→ The exercise: From the first line of the data below through the line holding "two_theta = [5", output each line exactly and leave the pictures out.

*-*-*

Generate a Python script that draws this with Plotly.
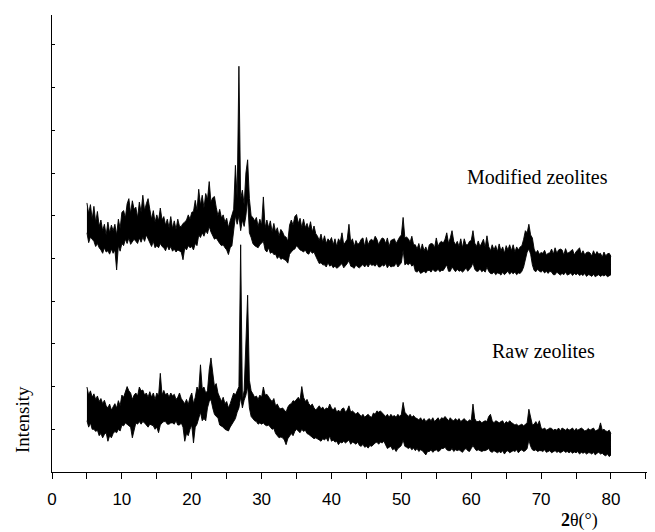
import plotly.graph_objects as go

# 2-theta sampling (degrees) from 5 to 80, step 0.25
two_theta = [5 + 0.25 * i for i in range(301)]

# The noisy traces are drawn as the band between the top and bottom edges
# of the recorded signal, read from the picture (intensity, a.u.)
modified_top = [
    630, 605, 626, 592,
    622, 585, 610, 575,
    590, 565, 580, 555,
    585, 560, 578, 565,
    580, 555, 592, 570,
    608, 612, 595, 628,
    640, 605, 635, 615,
    620, 595, 632, 608,
    648, 612, 628, 640,
    615, 592, 612, 585,
    602, 588, 618, 590,
    598, 578, 592, 572,
    598, 570, 588, 568,
    592, 575, 575, 582,
    585, 590, 602, 592,
    608, 610, 636, 612,
    662, 625, 648, 618,
    652, 638, 680, 632,
    642, 645, 620, 600,
    615, 595, 602, 585,
    594, 572, 588, 600,
    615, 718, 640, 950,
    640, 660, 625, 700,
    731, 640, 600, 596,
    588, 596, 575, 592,
    578, 644, 572, 590,
    572, 588, 562, 582,
    562, 572, 552, 568,
    562, 552, 550, 540,
    578, 590, 578, 598,
    603, 582, 594, 572,
    592, 572, 582, 568,
    586, 562, 576, 558,
    552, 542, 557, 538,
    553, 535, 546, 540,
    549, 532, 546, 528,
    546, 538, 560, 532,
    540, 545, 580, 538,
    546, 528, 542, 533,
    536, 545, 548, 528,
    549, 532, 542, 545,
    540, 552, 545, 532,
    542, 548, 546, 535,
    548, 528, 542, 545,
    546, 535, 544, 550,
    555, 596, 548, 550,
    546, 538, 552, 532,
    532, 522, 535, 518,
    534, 518, 527, 515,
    532, 535, 534, 525,
    548, 528, 537, 540,
    536, 545, 560, 535,
    548, 565, 540, 532,
    540, 528, 546, 525,
    546, 532, 532, 540,
    542, 565, 536, 528,
    541, 528, 536, 545,
    526, 553, 528, 518,
    532, 520, 530, 516,
    534, 518, 527, 512,
    530, 520, 532, 518,
    532, 515, 527, 520,
    527, 530, 545, 565,
    560, 580, 555, 548,
    522, 512, 519, 510,
    514, 512, 519, 508,
    512, 513, 522, 510,
    525, 512, 520, 522,
    520, 508, 523, 512,
    514, 518, 521, 508,
    516, 520, 525, 510,
    518, 508, 514, 515,
    513, 506, 518, 508,
    516, 510, 512, 503,
    515, 506, 511, 512,
    505,
]

modified_bottom = [
    560, 537, 550, 545,
    540, 528, 535, 525,
    520, 512, 525, 515,
    518, 510, 522, 512,
    520, 473, 530, 517,
    535, 530, 545, 535,
    548, 533, 540, 545,
    540, 535, 548, 538,
    550, 540, 555, 545,
    538, 528, 540, 525,
    530, 525, 535, 528,
    525, 518, 530, 520,
    528, 517, 522, 515,
    520, 518, 515, 497,
    525, 520, 530, 525,
    528, 520, 535, 530,
    555, 549, 560, 552,
    565, 558, 575, 562,
    552, 545, 548, 540,
    535, 530, 532, 525,
    520, 509, 525, 530,
    560, 600, 580, 600,
    565, 590, 575, 600,
    640, 560, 549, 535,
    530, 528, 525, 532,
    535, 540, 520, 515,
    525, 512, 515, 509,
    510, 500, 505, 498,
    500, 498, 495, 489,
    510, 515, 520, 522,
    530, 525, 520, 518,
    515, 520, 512, 510,
    518, 512, 515, 505,
    495, 488, 490, 485,
    485, 480, 490, 482,
    485, 478, 482, 477,
    480, 485, 488, 478,
    482, 488, 495, 482,
    480, 477, 485, 480,
    478, 482, 486, 480,
    486, 480, 488, 484,
    485, 482, 488, 480,
    480, 485, 482, 488,
    478, 485, 480, 482,
    482, 490, 480, 485,
    490, 520, 485, 488,
    485, 490, 482, 486,
    470, 468, 472, 465,
    468, 470, 466, 472,
    472, 468, 475, 470,
    470, 475, 469, 472,
    472, 478, 485, 470,
    470, 480, 475, 469,
    475, 470, 472, 468,
    472, 478, 470, 475,
    480, 490, 475, 470,
    470, 476, 469, 472,
    468, 480, 470, 465,
    464, 468, 462, 466,
    465, 461, 468, 462,
    466, 470, 463, 468,
    464, 468, 462, 466,
    465, 470, 480, 500,
    515, 522, 510, 485,
    472, 469, 475, 470,
    468, 472, 466, 470,
    465, 470, 468, 462,
    462, 468, 465, 461,
    465, 462, 468, 461,
    463, 466, 460, 465,
    462, 465, 460, 463,
    460, 465, 458, 462,
    461, 458, 463, 457,
    460, 462, 458, 461,
    459, 462, 457, 460,
    462,
]

raw_top = [
    199, 180, 190, 175,
    183, 170, 178, 165,
    172, 160, 168, 155,
    150, 159, 145, 152,
    160, 150, 167, 155,
    180, 175, 190, 200,
    190, 185, 170, 180,
    185, 178, 199, 190,
    192, 180, 185, 175,
    188, 175, 185, 170,
    185, 178, 231, 180,
    191, 180, 185, 175,
    185, 178, 182, 170,
    175, 185, 172, 165,
    160, 170, 158, 175,
    185, 160, 175, 199,
    190, 251, 195, 199,
    185, 190, 239, 267,
    230, 200, 207, 185,
    175, 165, 175, 160,
    165, 150, 160, 175,
    185, 180, 191, 200,
    532, 168, 191, 310,
    414, 215, 190, 183,
    175, 178, 170, 180,
    175, 199, 180, 182,
    175, 170, 165, 172,
    155, 159, 150, 148,
    150, 145, 140, 152,
    158, 160, 167, 165,
    170, 175, 168, 200,
    175, 165, 170, 160,
    155, 159, 150, 145,
    150, 155, 148, 152,
    145, 150, 148, 159,
    150, 145, 151, 140,
    145, 140, 148, 150,
    140, 145, 155, 140,
    143, 138, 135, 140,
    135, 130, 135, 128,
    132, 135, 130, 128,
    138, 135, 143, 140,
    143, 138, 135, 130,
    135, 128, 135, 130,
    132, 128, 135, 130,
    135, 163, 140, 135,
    130, 135, 128, 132,
    127, 125, 122, 127,
    120, 125, 118, 122,
    125, 120, 127, 118,
    122, 127, 120, 127,
    125, 130, 125, 120,
    127, 122, 120, 125,
    120, 125, 118, 122,
    125, 120, 118, 122,
    120, 159, 125, 118,
    118, 120, 115, 118,
    120, 118, 130, 135,
    120, 115, 120, 118,
    115, 118, 120, 112,
    118, 115, 120, 116,
    112, 110, 112, 108,
    110, 112, 108, 112,
    115, 147, 125, 110,
    112, 118, 110, 120,
    103, 100, 103, 98,
    100, 103, 102, 98,
    100, 98, 103, 96,
    103, 100, 98, 102,
    98, 100, 103, 96,
    102, 98, 100, 103,
    100, 96, 98, 102,
    98, 100, 103, 96,
    98, 100, 115, 98,
    100, 96, 95, 98,
    90,
]

raw_bottom = [
    120, 105, 115, 100,
    100, 95, 98, 85,
    90, 80, 88, 92,
    72, 85, 80, 90,
    95, 92, 100, 96,
    110, 108, 115, 112,
    110, 105, 80, 100,
    115, 112, 118, 112,
    118, 115, 110, 105,
    112, 110, 108, 100,
    105, 92, 110, 115,
    118, 118, 112, 112,
    115, 115, 112, 120,
    110, 110, 115, 105,
    72, 90, 85, 100,
    110, 68, 105, 112,
    125, 140, 120, 125,
    120, 150, 165, 170,
    150, 135, 130, 127,
    110, 108, 105, 100,
    98, 96, 105, 112,
    120, 125, 140, 150,
    175, 150, 168, 180,
    200, 150, 130, 125,
    120, 118, 112, 115,
    112, 115, 110, 108,
    110, 105, 100, 102,
    90, 85, 80, 82,
    80, 75, 64, 78,
    85, 90, 85, 95,
    100, 95, 92, 100,
    95, 98, 90, 88,
    85, 80, 78, 80,
    78, 75, 72, 78,
    75, 80, 72, 85,
    72, 75, 70, 72,
    64, 70, 68, 72,
    68, 72, 75, 65,
    70, 68, 65, 70,
    62, 60, 65, 58,
    60, 56, 62, 60,
    65, 68, 70, 65,
    70, 68, 72, 62,
    55, 58, 60, 52,
    55, 48, 55, 58,
    62, 75, 60, 58,
    55, 58, 52, 56,
    50, 55, 48, 52,
    50, 45, 40, 48,
    48, 52, 46, 50,
    52, 48, 50, 55,
    55, 58, 52, 50,
    50, 55, 48, 52,
    50, 52, 48, 46,
    52, 55, 50, 48,
    55, 62, 55, 50,
    52, 50, 48, 50,
    50, 52, 55, 48,
    46, 50, 48, 45,
    48, 45, 50, 42,
    48, 50, 45, 48,
    50, 48, 52, 45,
    50, 52, 48, 50,
    55, 75, 60, 52,
    50, 52, 48, 50,
    50, 48, 52, 46,
    48, 50, 45, 48,
    50, 46, 48, 45,
    48, 50, 46, 48,
    45, 48, 44, 47,
    45, 48, 42, 46,
    44, 46, 42, 45,
    45, 42, 46, 40,
    44, 46, 42, 44,
    40, 38, 42, 36,
    40,
]

x_tick_vals = [0, 10, 20, 30, 40, 50, 60, 70, 80]
x_tick_text = ["0", "10", "20", "30", "40", "50", "60", "70", "80"]

series = [
    ("Modified zeolites", modified_bottom, modified_top),
    ("Raw zeolites", raw_bottom, raw_top),
]

fig = go.Figure()
for name, lo, hi in series:
    n = min(len(two_theta), len(lo), len(hi))
    fig.add_trace(go.Scatter(x=two_theta[:n], y=lo[:n], mode="lines", name=name,
                             line=dict(color="black", width=0.9), showlegend=False,
                             hoverinfo="skip"))
    fig.add_trace(go.Scatter(x=two_theta[:n], y=hi[:n], mode="lines", name=name,
                             line=dict(color="black", width=0.9), fill="tonexty",
                             fillcolor="black", showlegend=False))

serif = "Liberation Serif, Times New Roman, serif"
fig.update_layout(
    width=655, height=532,
    margin=dict(l=44, r=8, t=7, b=68),
    plot_bgcolor="white", paper_bgcolor="white",
    xaxis=dict(range=[0, 86.3], showline=True, linecolor="black", linewidth=1.3,
               ticks="outside", ticklen=6, tickwidth=1.3, tickcolor="black",
               tickvals=x_tick_vals, ticktext=x_tick_text, ticklabelstandoff=5,
               minor=dict(dtick=5, tick0=0, ticks="outside", ticklen=6,
                          tickwidth=1.3, tickcolor="black", showgrid=False),
               showgrid=False, zeroline=False,
               tickfont=dict(family="Liberation Sans, Arial, sans-serif", size=17, color="black")),
    yaxis=dict(range=[0, 1070], showline=True, linecolor="black", linewidth=1.3,
               ticks="inside", ticklen=3, tickwidth=1, tickcolor="black", dtick=100,
               showticklabels=False, showgrid=False, zeroline=False),
    annotations=[
        dict(x=69.55, y=691, xref="x", yref="y", text="Modified zeolites", showarrow=False,
             xanchor="center", yanchor="middle",
             font=dict(family=serif, size=20, color="black")),
        dict(x=70.4, y=283, xref="x", yref="y", text="Raw zeolites", showarrow=False,
             xanchor="center", yanchor="middle",
             font=dict(family=serif, size=20, color="black")),
        dict(x=-0.048, y=0.114, xref="paper", yref="paper", text="Intensity", showarrow=False,
             xanchor="center", yanchor="middle", textangle=-90,
             font=dict(family=serif, size=19, color="black")),
        dict(x=0.8756, y=-0.107, xref="paper", yref="paper", text="<b>2</b>θ(°)", showarrow=False,
             xanchor="center", yanchor="middle",
             font=dict(family=serif, size=18, color="black")),
    ],
)

fig.write_html("out.html")
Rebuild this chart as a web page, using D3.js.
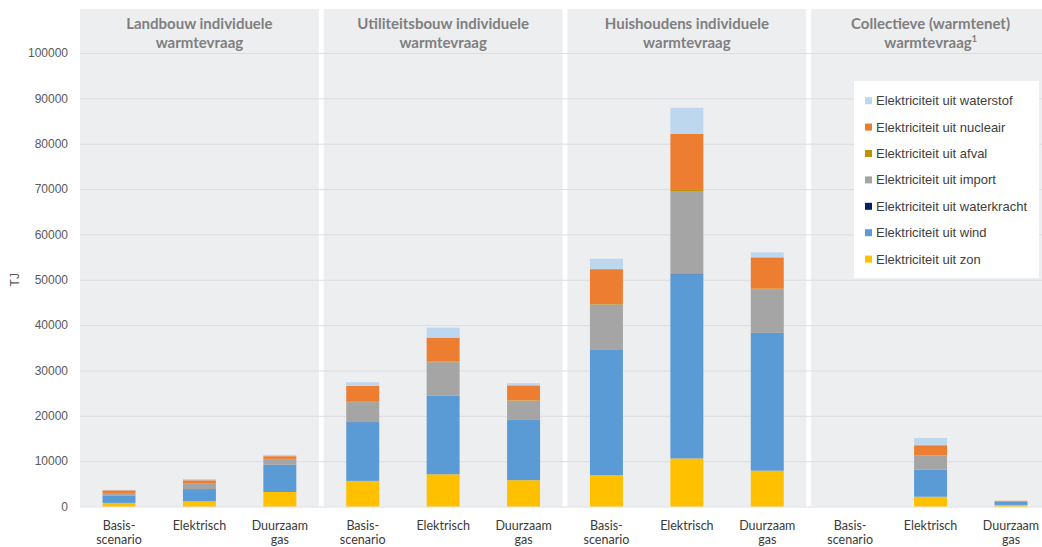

*-*-*

→ Complete output:
Generate a Python script that draws this with Plotly.
import plotly.graph_objects as go

# 2-theta sampling (degrees) from 5 to 80, step 0.25
two_theta = [5 + 0.25 * i for i in range(301)]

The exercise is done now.